Jesus does not mean that it is better to believe without hard proof.
John 5:39–40
39 You study the Scriptures diligently because you think that in them you have eternal life. These are the very Scriptures that testify about me,
40 yet you refuse to come to me to have life.
He simply notes that not everyone is blessed with the same level of evidence.
The same humility ought to apply for believing persons today. Though some of God's truth is obvious Romans 1:18–20
18 The wrath of God is being revealed from heaven against all the godlessness and wickedness of people, who suppress the truth by their wickedness,
19 since what may be known about God is plain to them, because God has made it plain to them.
20 For since the creation of the world God’s invisible qualities—his eternal power and divine nature—have been clearly seen, being understood from what has been made, so that people are without excuse.
Psalm 19:1
The heavens declare the glory of God; the skies proclaim the work of his hands.
John writes about having fellowship with other believers. There are three principles behind true Christian fellowship.
First, our fellowship is grounded in the testimony of God’s Word. Without this underlying strength, togetherness is impossible.
Second, it is mutual, depending on the unity of believers.
Third, it is renewed daily through the Holy Spirit. True fellowship combines social and spiritual interaction, and it is made possible only through a living relationship with Christ.
Light represents what is good, pure, true, holy, and reliable.
Darkness represents what is sinful and evil.
The statement “God is light” means that God is perfectly holy and true and that he alone can guide us out of the darkness of sin.
John 1:5
The light shines in the darkness, and the darkness has not overcome it.
Light is also related to truth in that light exposes whatever exists, whether it is good or bad. In the dark, good and evil look alike; in the light, they can be clearly distinguished.
Just as darkness cannot exist in the presence of light, sin cannot exist in the presence of a holy God.

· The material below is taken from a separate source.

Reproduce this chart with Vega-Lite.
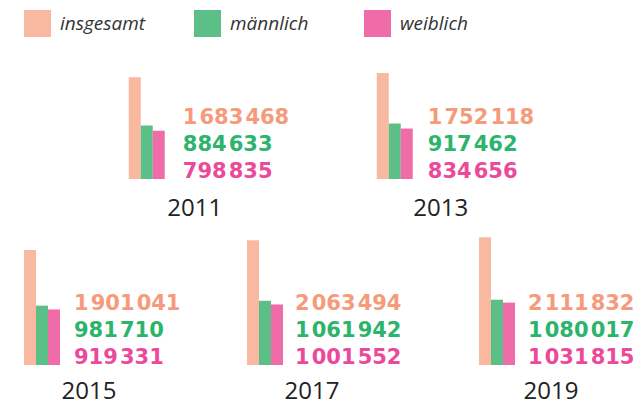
{
  "$schema": "https://vega.github.io/schema/vega-lite/v6.json",
  "background": "white",
  "padding": {"left": 24, "top": 10, "right": 0, "bottom": 6},
  "autosize": {"type": "pad"},
  "data": {"values": [
    {"year": 2011, "gender": "insgesamt", "value": 1683468},
    {"year": 2011, "gender": "männlich", "value": 884633},
    {"year": 2011, "gender": "weiblich", "value": 798835},
    {"year": 2013, "gender": "insgesamt", "value": 1752118},
    {"year": 2013, "gender": "männlich", "value": 917462},
    {"year": 2013, "gender": "weiblich", "value": 834656},
    {"year": 2015, "gender": "insgesamt", "value": 1901041},
    {"year": 2015, "gender": "männlich", "value": 981710},
    {"year": 2015, "gender": "weiblich", "value": 919331},
    {"year": 2017, "gender": "insgesamt", "value": 2063494},
    {"year": 2017, "gender": "männlich", "value": 1061942},
    {"year": 2017, "gender": "weiblich", "value": 1001552},
    {"year": 2019, "gender": "insgesamt", "value": 2111832},
    {"year": 2019, "gender": "männlich", "value": 1080017},
    {"year": 2019, "gender": "weiblich", "value": 1031815}
  ]},
  "vconcat": [
    {
      "hconcat": [
        {
          "width": 248, "height": 133,
          "title": {"text": "2011", "orient": "bottom", "anchor": "start", "frame": "group", "align": "center", "dx": 66, "offset": 34, "baseline": "alphabetic", "font": "Open Sans", "fontSize": 24, "fontWeight": "normal", "color": "#222222"},
          "transform": [{"filter": "datum.year == 2011"}],
          "layer": [
            {"mark": {"type": "bar"}, "encoding": {
              "x": {"field": "gender", "type": "nominal", "scale": {"domain": ["insgesamt", "männlich", "weiblich"], "range": [0, 36], "paddingInner": 0, "paddingOuter": 0}, "axis": null},
              "y": {"field": "value", "type": "quantitative", "scale": {"domain": [0, 2200000], "nice": false, "zero": true}, "axis": null},
              "color": {"field": "gender", "type": "nominal", "scale": {"domain": ["insgesamt", "männlich", "weiblich"], "range": ["#f9b8a0", "#5bbf87", "#f06ca9"]}, "legend": {"orient": "none", "legendX": 0, "legendY": -36, "direction": "horizontal", "title": null, "symbolType": "square", "symbolSize": 729, "symbolStrokeWidth": 0, "symbolOpacity": 1, "labelFont": "Open Sans", "labelFontStyle": "italic", "labelFontSize": 19, "labelColor": "#333333", "labelOffset": 9, "gridAlign": "all", "columnPadding": 48, "padding": 0}}
            }},
            {"mark": {"type": "text", "align": "left", "baseline": "alphabetic", "dx": 24, "font": "DejaVu Sans", "fontWeight": "bold", "fontSize": 21}, "encoding": {
              "x": {"datum": "weiblich", "type": "nominal"},
              "y": {"field": "gender", "type": "nominal", "scale": {"type": "point", "domain": ["insgesamt", "männlich", "weiblich"], "range": [78, 132], "padding": 0}, "axis": null},
              "text": {"field": "value", "type": "quantitative", "format": ",d"},
              "fill": {"field": "gender", "type": "nominal", "scale": {"domain": ["insgesamt", "männlich", "weiblich"], "range": ["#f59b7c", "#2db46c", "#eb4a9b"]}, "legend": null}
            }}
          ],
          "resolve": {"scale": {"y": "independent"}}
        },
        {
          "width": 157, "height": 133,
          "title": {"text": "2013", "orient": "bottom", "anchor": "start", "frame": "group", "align": "center", "dx": 64, "offset": 34, "baseline": "alphabetic", "font": "Open Sans", "fontSize": 24, "fontWeight": "normal", "color": "#222222"},
          "transform": [{"filter": "datum.year == 2013"}],
          "layer": [
            {"mark": {"type": "bar"}, "encoding": {
              "x": {"field": "gender", "type": "nominal", "scale": {"domain": ["insgesamt", "männlich", "weiblich"], "range": [0, 36], "paddingInner": 0, "paddingOuter": 0}, "axis": null},
              "y": {"field": "value", "type": "quantitative", "scale": {"domain": [0, 2200000], "nice": false, "zero": true}, "axis": null},
              "color": {"field": "gender", "type": "nominal", "scale": {"domain": ["insgesamt", "männlich", "weiblich"], "range": ["#f9b8a0", "#5bbf87", "#f06ca9"]}}
            }},
            {"mark": {"type": "text", "align": "left", "baseline": "alphabetic", "dx": 21, "font": "DejaVu Sans", "fontWeight": "bold", "fontSize": 21}, "encoding": {
              "x": {"datum": "weiblich", "type": "nominal"},
              "y": {"field": "gender", "type": "nominal", "scale": {"type": "point", "domain": ["insgesamt", "männlich", "weiblich"], "range": [78, 132], "padding": 0}, "axis": null},
              "text": {"field": "value", "type": "quantitative", "format": ",d"},
              "fill": {"field": "gender", "type": "nominal", "scale": {"domain": ["insgesamt", "männlich", "weiblich"], "range": ["#f59b7c", "#2db46c", "#eb4a9b"]}, "legend": null}
            }}
          ],
          "resolve": {"scale": {"y": "independent"}}
        }
      ],
      "spacing": 0
    },
    {
      "hconcat": [
        {
          "width": 223, "height": 133,
          "title": {"text": "2015", "orient": "bottom", "anchor": "start", "frame": "group", "align": "center", "dx": 65, "offset": 31, "baseline": "alphabetic", "font": "Open Sans", "fontSize": 24, "fontWeight": "normal", "color": "#222222"},
          "transform": [{"filter": "datum.year == 2015"}],
          "layer": [
            {"mark": {"type": "bar"}, "encoding": {
              "x": {"field": "gender", "type": "nominal", "scale": {"domain": ["insgesamt", "männlich", "weiblich"], "range": [0, 36], "paddingInner": 0, "paddingOuter": 0}, "axis": null},
              "y": {"field": "value", "type": "quantitative", "scale": {"domain": [0, 2200000], "nice": false, "zero": true}, "axis": null},
              "color": {"field": "gender", "type": "nominal", "scale": {"domain": ["insgesamt", "männlich", "weiblich"], "range": ["#f9b8a0", "#5bbf87", "#f06ca9"]}}
            }},
            {"mark": {"type": "text", "align": "left", "baseline": "alphabetic", "dx": 20, "font": "DejaVu Sans", "fontWeight": "bold", "fontSize": 21}, "encoding": {
              "x": {"datum": "weiblich", "type": "nominal"},
              "y": {"field": "gender", "type": "nominal", "scale": {"type": "point", "domain": ["insgesamt", "männlich", "weiblich"], "range": [78, 132], "padding": 0}, "axis": null},
              "text": {"field": "value", "type": "quantitative", "format": ",d"},
              "fill": {"field": "gender", "type": "nominal", "scale": {"domain": ["insgesamt", "männlich", "weiblich"], "range": ["#f59b7c", "#2db46c", "#eb4a9b"]}, "legend": null}
            }}
          ],
          "resolve": {"scale": {"y": "independent"}}
        },
        {
          "width": 232, "height": 133,
          "title": {"text": "2017", "orient": "bottom", "anchor": "start", "frame": "group", "align": "center", "dx": 65, "offset": 31, "baseline": "alphabetic", "font": "Open Sans", "fontSize": 24, "fontWeight": "normal", "color": "#222222"},
          "transform": [{"filter": "datum.year == 2017"}],
          "layer": [
            {"mark": {"type": "bar"}, "encoding": {
              "x": {"field": "gender", "type": "nominal", "scale": {"domain": ["insgesamt", "männlich", "weiblich"], "range": [0, 36], "paddingInner": 0, "paddingOuter": 0}, "axis": null},
              "y": {"field": "value", "type": "quantitative", "scale": {"domain": [0, 2200000], "nice": false, "zero": true}, "axis": null},
              "color": {"field": "gender", "type": "nominal", "scale": {"domain": ["insgesamt", "männlich", "weiblich"], "range": ["#f9b8a0", "#5bbf87", "#f06ca9"]}}
            }},
            {"mark": {"type": "text", "align": "left", "baseline": "alphabetic", "dx": 18, "font": "DejaVu Sans", "fontWeight": "bold", "fontSize": 21}, "encoding": {
              "x": {"datum": "weiblich", "type": "nominal"},
              "y": {"field": "gender", "type": "nominal", "scale": {"type": "point", "domain": ["insgesamt", "männlich", "weiblich"], "range": [78, 132], "padding": 0}, "axis": null},
              "text": {"field": "value", "type": "quantitative", "format": ",d"},
              "fill": {"field": "gender", "type": "nominal", "scale": {"domain": ["insgesamt", "männlich", "weiblich"], "range": ["#f59b7c", "#2db46c", "#eb4a9b"]}, "legend": null}
            }}
          ],
          "resolve": {"scale": {"y": "independent"}}
        },
        {
          "width": 160, "height": 133,
          "title": {"text": "2019", "orient": "bottom", "anchor": "start", "frame": "group", "align": "center", "dx": 72, "offset": 31, "baseline": "alphabetic", "font": "Open Sans", "fontSize": 24, "fontWeight": "normal", "color": "#222222"},
          "transform": [{"filter": "datum.year == 2019"}],
          "layer": [
            {"mark": {"type": "bar"}, "encoding": {
              "x": {"field": "gender", "type": "nominal", "scale": {"domain": ["insgesamt", "männlich", "weiblich"], "range": [0, 36], "paddingInner": 0, "paddingOuter": 0}, "axis": null},
              "y": {"field": "value", "type": "quantitative", "scale": {"domain": [0, 2200000], "nice": false, "zero": true}, "axis": null},
              "color": {"field": "gender", "type": "nominal", "scale": {"domain": ["insgesamt", "männlich", "weiblich"], "range": ["#f9b8a0", "#5bbf87", "#f06ca9"]}}
            }},
            {"mark": {"type": "text", "align": "left", "baseline": "alphabetic", "dx": 19, "font": "DejaVu Sans", "fontWeight": "bold", "fontSize": 21}, "encoding": {
              "x": {"datum": "weiblich", "type": "nominal"},
              "y": {"field": "gender", "type": "nominal", "scale": {"type": "point", "domain": ["insgesamt", "männlich", "weiblich"], "range": [78, 132], "padding": 0}, "axis": null},
              "text": {"field": "value", "type": "quantitative", "format": ",d"},
              "fill": {"field": "gender", "type": "nominal", "scale": {"domain": ["insgesamt", "männlich", "weiblich"], "range": ["#f59b7c", "#2db46c", "#eb4a9b"]}, "legend": null}
            }}
          ],
          "resolve": {"scale": {"y": "independent"}}
        }
      ],
      "spacing": 0
    }
  ],
  "spacing": 11,
  "center": true,
  "config": {
    "view": {"stroke": null},
    "locale": {"number": {"decimal": ",", "thousands": "\u200a", "grouping": [3], "currency": ["", " €"]}}
  }
}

Remember that Satan cannot enter the Holy Place of God after he was cast down.
If we want to have a relationship with God, we must put aside our sinful ways of living.
To claim that we belong to him but then to go out and live for ourselves is hypocrisy.

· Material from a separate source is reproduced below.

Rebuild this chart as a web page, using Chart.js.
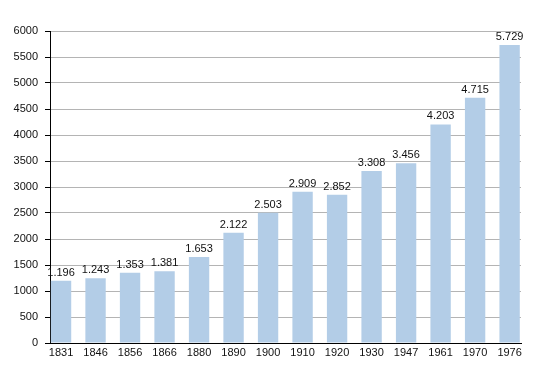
<!DOCTYPE html>
<html>
<head>
<meta charset="utf-8">
<script src="https://cdn.jsdelivr.net/npm/chart.js@4/dist/chart.umd.min.js"></script>
<style>
  html, body { margin: 0; padding: 0; background: #fff; }
  #wrap { width: 550px; height: 373px; }
</style>
</head>
<body>
<div id="wrap"><canvas id="chart" width="550" height="373"></canvas></div>
<script>
// Jahre und Einwohner
const years = ['1831','1846','1856','1866','1880','1890','1900','1910','1920','1930','1947','1961','1970','1976'];
const population = [1196, 1243, 1353, 1381, 1653, 2122, 2503, 2909, 2852, 3308, 3456, 4203, 4715, 5729];
const yMax = 6000;
const yStep = 250;   // minor lines, labels every 500

// 1196 -> "1.196"
function fmt(n){
    return String(n).replace(/\B(?=(\d{3})+(?!\d))/g, '.');
}

// numbers over the bars
const valueLabels = {
    id: 'valueLabels',
    afterDatasetsDraw(chart){
        const ctx = chart.ctx;
        const meta = chart.getDatasetMeta(0);
        ctx.save();
        ctx.font = '11px "Liberation Sans", Arial, sans-serif';
        ctx.fillStyle = '#111';
        ctx.textAlign = 'center';
        ctx.textBaseline = 'alphabetic';
        meta.data.forEach((bar, i) => {
            ctx.fillText(fmt(population[i]), bar.x, bar.y - 5);
        });
        ctx.restore();
    }
};

// bars sit at index positions; the first hugs the y axis, the last the right edge
const points = population.map((v, i) => ({ x: i, y: v }));

const canvas = document.getElementById('chart');
new Chart(canvas, {
    type: 'bar',
    data: {
        datasets: [{
            data: points,
            backgroundColor: '#b3cde7',
            borderWidth: 0,
            categoryPercentage: 1,
            barPercentage: 0.59
        }]
    },
    options: {
        responsive: false,
        animation: false,
        layout: { padding: { top: 31, right: 29, left: 0, bottom: 0 } },
        plugins: {
            legend: { display: false },
            tooltip: { enabled: false }
        },
        scales: {
            x: {
                type: 'linear',
                min: -0.32,
                max: 13.33,
                offset: false,
                grid: { drawOnChartArea: false, drawTicks: false },
                border: { display: true, color: '#000', width: 1 },
                ticks: {
                    stepSize: 1,
                    includeBounds: false,
                    color: '#111',
                    font: { family: '"Liberation Sans", Arial, sans-serif', size: 11 },
                    padding: 3,
                    maxRotation: 0,
                    autoSkip: false,
                    callback: v => (Number.isInteger(v) && years[v] ? years[v] : '')
                },
                afterFit: s => { s.height = 30; }
            },
            y: {
                min: 0,
                max: yMax,
                ticks: {
                    stepSize: yStep,
                    color: '#111',
                    font: { family: '"Liberation Sans", Arial, sans-serif', size: 11 },
                    padding: 7,
                    callback: v => (v % 500 === 0 ? String(v) : '')
                },
                grid: {
                    color: c => (c.tick && c.tick.value % 500 === 0 ? '#b4b4b4' : '#e6e6e6'),
                    tickColor: '#000',
                    tickLength: 5,
                    lineWidth: 1
                },
                border: { display: true, color: '#000', width: 1 },
                afterFit: s => { s.width = 50; }
            }
        }
    },
    plugins: [valueLabels]
});
</script>
</body>
</html>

Christ will expose and judge such deceit.
John 1:6 -
Here John was confronting the first of three claims of the false teachers: that we can have fellowship with God and go on living in spiritual darkness.
False teachers who thought that the physical body was evil or worthless taught one of two approaches to behavior:
Either they insisted on denying bodily desires through rigid discipline, or they approved of gratifying every physical lust because the body was going to be destroyed anyway.
Obviously the second approach was more popular! Here John is saying that no one can claim to be a Christian and still live in evil and immorality. We can’t love God and court sin at the same time.
John 1:7-
How does Jesus’ blood purify us from every sin?
In Old Testament times, believers symbolically transferred their sins to an animal, which they then sacrificed. The animal died in their place to pay for their sin and to allow them to continue living in God’s favor. God graciously forgave them because of their faith in him, and because they obeyed his commandments concerning the sacrifice.
Those sacrifices anticipated the day when Christ would completely remove sin. Real cleansing from sin came with Jesus, “the Lamb of God, who takes away the sin of the world” (John 1:29).
Sin, by its very nature, brings death—that is a fact as certain as the law of gravity. Jesus did not die for his own sins; he had none. Instead, by a transaction that we may never fully understand, he died for the sins of the world.
When we commit our lives to Christ and thus identify ourselves with him, his death becomes ours. He has paid the penalty for our sins, and his blood has purified us. Just as Christ rose from the grave, we rise to a new life of fellowship with him.